What’s An Email Address Collector?

Spam is a volume business. The spammer that sends the most spam to the most addresses wins. Therefore, spammers need to continually find lots of new email addresses.

An email address collector (a.k.a. email address extractor, harvester or scraper) is a software tool used by spammers to crawl the web looking for email addresses.

How Does It Work?

Email address harvesters are more or less the same as the web crawlers used by search engines to index the web. Basically, crawler software starts with a given web page and visits every page linked from that page and every page linked from each of those pages and so on until it is stopped or it runs out of links.

In the case of a search engine crawler the software also records various pieces of data about each page such as word frequencies, what links it contains and how old it is. An address scraper is only interested in email addresses. It searches each page for character strings containing ‘@’ and ‘.’ (and if it’s really smart ‘at’ and ‘dot’). When it finds these two characters in the right order (and possibly other criteria are met) it saves them to the spammer’s database.

Evading Email Address Collectors

The surest way to avoid having your email address harvested is to make sure your address never gets on any web pages. Sounds easy enough but it can be tough in practice.

Your address can be exposed by:

  1. Profiles and/or signatures for public forums, blog comments, social networking sites and any sites that display profiles.
  2. Contact info on web sites for work,  church groups, clubs, schools and other organizations.
  3. Your own web site(s) (personal and/or business).

Each of these requires a different response.


Sites that include email addresses in profile information offer the least control. In the best cases the site will allow you to opt out of email address display. However, sometimes you want the address to show so people can contact you.

If the site doesn’t check the address for validity you can use obfuscation like the following examples:

  • myaddress @ mydomain . com — Just adding spaces will confound a lot of address collectors and probably a lot of humans too because it looks pretty normal.
  • myaddress AT mydomain DOT com — Most humans will figure this out, few if any email extractors will.
  • myaddress replace with @ mydomain replace with . com — This is more obscure and will catch even more harvesters; probably a few humans too.

If you are required to supply a real email address you can either not use the service or use a throwaway address. If you need people to use it to reach you, you’ll either have to pick through the spam or get a good spam filtering service.


Avoiding having your address published by organizations is kind of tricky. You have to be aware of how their web presence is managed, who does it and policies regarding contact information privacy. You never know when the club secretary might decide that everybody’s contact info should be on the web site.

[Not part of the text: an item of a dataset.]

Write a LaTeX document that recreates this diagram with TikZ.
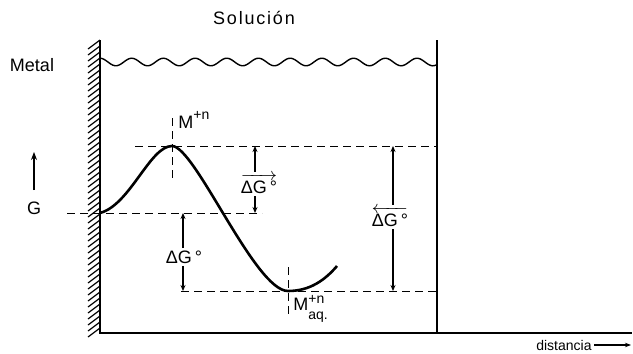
\documentclass[tikz,border=0pt]{standalone}
\usepackage{amsmath}
\usepackage{fontspec}
\setmainfont{Liberation Sans}
\usetikzlibrary{positioning, arrows.meta, calc}

\begin{document}
\begin{tikzpicture}
  [
    x=0.5pt, y=-0.5pt,
    wall/.style={line width=0.8pt},
    hatch/.style={line width=0.6pt},
    energy/.style={line width=1.3pt},
    level/.style={dash pattern=on 4pt off 2.5pt, line width=0.5pt},
    dimend/.style={-{Stealth[length=3pt, width=2.5pt]}, line width=0.6pt},
    lbl/.style={font=\fontsize{9}{11}\selectfont, inner sep=1pt},
    small/.style={font=\fontsize{7}{8}\selectfont, inner sep=1pt}
  ]
    \useasboundingbox (0,0) rectangle (633,354);
    % =========================================================================
    % VESSEL
    % =========================================================================
    \coordinate (lw1) at (100,40);
    \coordinate (lw2) at (100,333);
    \coordinate (rw1) at (437,40);
    \coordinate (rw2) at (437,333);
    \coordinate (bend) at (632,333);
    \draw [wall] (lw1) -- (lw2) -- (bend);
    \draw [wall] (rw1) -- (rw2);
    \foreach \y in {49,55,...,338}
      \draw [hatch] (88,\y) -- (100,\y-9);
    \draw [line width=0.7pt] plot [domain=100:437, samples=160]
      (\x, {62-3.8*cos(11.356*(\x-100))});

    % =========================================================================
    % NODES
    % =========================================================================
    \node [lbl] (sol) at (254,18) {\addfontfeature{LetterSpace=10}Solución};
    \node [lbl] (metal) at (32,65) {Metal};
    \node [lbl] (glbl) at (34,208) {G};
    \coordinate (gbot) at (34,190);
    \coordinate (gtop) at (34,152);

    \coordinate (c0) at (100,213);
    \coordinate (peak) at (172,146);
    \coordinate (vmin) at (288,291);
    \coordinate (c3) at (337,266);

    \node [lbl, anchor=west] (mion) at (176,120) {M\raisebox{0.9ex}{\scriptsize +n}};
    \node [lbl, anchor=west] (maq) at (291,309)
      {M\raisebox{-0.9ex}{\scriptsize\shortstack[l]{+n\\[1pt]aq.}}};

    \node [lbl] (dgf) at (259,184) {$\overrightarrow{\hbox{ΔG\,°}}$};
    \node [lbl] (dgl) at (184,257) {ΔG\,°};
    \node [lbl] (dgr) at (390,217) {$\overleftarrow{\hbox{ΔG\,°}}$};
    \node [small, anchor=east] (dist) at (594,345) {distancia};
    \coordinate (distend) at (631,345);

    \coordinate (dgftop) at (255,146);
    \coordinate (dgfbot) at (255,213);
    \coordinate (dgltop) at (183,213);
    \coordinate (dglbot) at (183,291);
    \coordinate (dgrtop) at (393,146);
    \coordinate (dgrbot) at (393,291);

    % =========================================================================
    % PATHS
    % =========================================================================
    % --- CURVE ---
    \draw [energy] (c0) .. controls (130,205) and (150,146) .. (peak)
      .. controls (195,146) and (255,291) .. (vmin)
      .. controls (310,291) and (325,280) .. (c3);
    % --- LEVELS ---
    \draw [level] (135,146) -- (peak -| rw1);
    \draw [level] (67,213) -- (262,213);
    \draw [level] (181,291) -- (vmin -| rw1);
    \draw [level] (172,118) -- (172,180);
    \draw [level] (288,267) -- (288,318);
    % --- DIMENSIONS ---
    \draw [dimend] (dgf.north -| dgftop) -- (dgftop);
    \draw [dimend] (dgf.south -| dgfbot) -- (dgfbot);
    \draw [dimend] (dgl.north -| dgltop) -- (dgltop);
    \draw [dimend] (dgl.south -| dglbot) -- (dglbot);
    \draw [dimend] (dgr.north -| dgrtop) -- (dgrtop);
    \draw [dimend] (dgr.south -| dgrbot) -- (dgrbot);
    % --- AXES ---
    \draw [-{Stealth[length=4pt]}, line width=0.6pt] (gbot) -- (gtop);
    \draw [-{Stealth[length=3pt]}, line width=0.6pt] (dist.east) -- (distend);

  \end{tikzpicture}
\end{document}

You can also use throw away addresses for this.

Your Own Site(s)

This is where you have the most control. Email addresses can be obfuscated as described above or by using a tool such as the OnlyMyEmail Encoder. For this to work you need to be able to edit your web site or have someone competent to do it for you.

You can also use contact forms that allow communication from your web site via CGI scripts. These scripts can be vulnerable to bots that distribute spam by filling out web forms, so you need to either write or find a good one.